Roots

Date: 8/13/1987

 

Due to Brown’s sexuality and other conflicts throughout his childhood, José and Dorris Brown had a tenuous relationship. The above letter is the only in the José Brown Papers to have been sent or received by Brown’s mother, Dorris. In this page of the letter he uses the mode of his young cousin, Sophia, to express the negative emotions that he holds around his own upbringing. Specifically he expresses frustrations with the way that Dorris had dealt with sexuality during adolescence, arguing that sex is natural and that mentions of sex should not be coupled with a moral judgment. Brown states in a 1988 letter to George Cummings that he had been celibate his entire life with the exception of only 4 years in the mid-1970s and a few partners in NYC in the early 1980s, suggesting that Dorris’s upbringing was detrimental to Brown’s expression and understanding of sexuality. 

Date: 12/11/1968

 

Although Reed College never formally banned any person from enrolling in their program due to gender or race, as an elite college with a very high tuition cost and unapologetically eurocentric curriculum there were very few Black students before the civil rights movement in the late 1960’s began to pick up traction due to national protests. Brown was a participant in the inter-community Reed civil rights protests organized by the Black Student Union for the creation and control of a Black Studies program. The Black Studies program was eventually granted after protests such as the one pictured above where Brown and an unnamed student occupied two administrative offices in Eliot Hall, however it was eventually dissolved only a few years after its creation. The civil rights protests for a less eurocentric curriculum didn’t pick up again until many years later in 2017 when Reedies Against Racism and other groups modeled tactics after the 1960’s BSU to diversify the almost exclusively European humanities program.  

Date: 6/27/1987

 

Although this letter is dated later in Brown’s life, it’s almost impossible to discuss Brown without mentioning the immense impact that Reed professor Judy Massee had on him.

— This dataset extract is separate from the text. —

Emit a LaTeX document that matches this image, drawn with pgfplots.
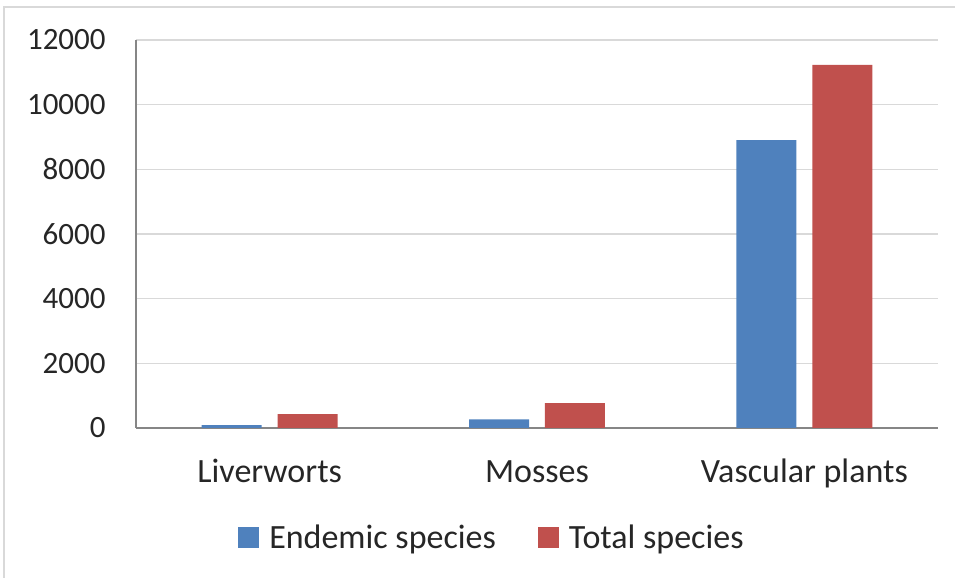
\documentclass[border=0pt]{standalone}
\usepackage{fontspec}
\setmainfont{Carlito}
\usepackage{pgfplots}
\pgfplotsset{compat=1.18}
\definecolor{cblue}{HTML}{4F81BD}
\definecolor{cred}{HTML}{C0504D}
\definecolor{cgrid}{HTML}{D9D9D9}
\definecolor{caxis}{HTML}{868686}
\definecolor{ctext}{HTML}{262626}
\begin{document}
\begin{tikzpicture}[x=1pt,y=1pt]
\path[use as bounding box] (-68,-75) rectangle (409.5,214);
\draw[cgrid,line width=0.8pt] (-66,-80) -- (-66,210.5) -- (420,210.5);
\begin{axis}[
  at={(0,0)}, anchor=south west,
  scale only axis, width=401pt, height=194pt,
  xmin=-0.5, xmax=2.5, ymin=0, ymax=12000,
  ytick={0,2000,4000,6000,8000,10000,12000},
  xtick={0,1,2}, xticklabels={Liverworts,Mosses,Vascular plants},
  major tick length=0pt,
  axis line style={caxis, line width=0.9pt},
  axis x line*=bottom, axis y line*=left,
  ymajorgrids, grid style={cgrid, line width=0.8pt},
  scaled y ticks=false,
  /pgf/number format/assume math mode=true,
  yticklabel={\pgfmathprintnumber[fixed,precision=0,1000 sep={}]{\tick}},
  yticklabel style={font=\fontsize{15.5}{18}\selectfont, text=ctext, anchor=east, inner sep=0pt, xshift=-15pt},
  xticklabel style={font=\fontsize{17}{20}\selectfont, text=ctext, anchor=base, inner sep=0pt, yshift=-27.5pt},
  legend style={at={(0.127,-0.2835)}, anchor=west, draw=none, fill=none,
    font=\fontsize{17}{20}\selectfont, text=ctext, column sep=0pt, inner sep=0pt,
    /tikz/every odd column/.append style={column sep=3pt},
    /tikz/every even column/.append style={column sep=19pt}},
  legend columns=2,
  legend cell align=left,
]
\addplot[ybar, bar width=0.2245, bar shift=-0.142, fill=cblue, draw=none,
  legend image code/.code={\fill[cblue] (0pt,-5pt) rectangle (10.5pt,5.5pt);}] coordinates {(0,90) (1,270) (2,8900)};
\addplot[ybar, bar width=0.2245, bar shift=0.142, fill=cred, draw=none,
  legend image code/.code={\fill[cred] (0pt,-5pt) rectangle (10.5pt,5.5pt);}] coordinates {(0,430) (1,770) (2,11230)};
\legend{Endemic species, Total species}
\end{axis}
\end{tikzpicture}
\end{document}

As Peggy Choy and Megan Nicely expressed, Massee had a very large impact on her students because of her somewhat subversive and postmodern approach to dance training that privileged and cultivated the natural movements and physicality of her pupils. Due to her large impact on Brown’s life and dance philosophy, Brown kept in contact with Massee two decades after leaving Reed. Choy, who was a peer of Brown’s in Massee’s Reed class, remarked at Brown’s exuberant and joyful social quality, something that almost every interviewee contacted for “Changing Tides” mentioned. Although we had no opportunity to view Massee’s mailed responses to Brown or interview either about their relationship, it seems clear that Massee and Brown maintained a mentoring relationship that was likely mutually inspirational.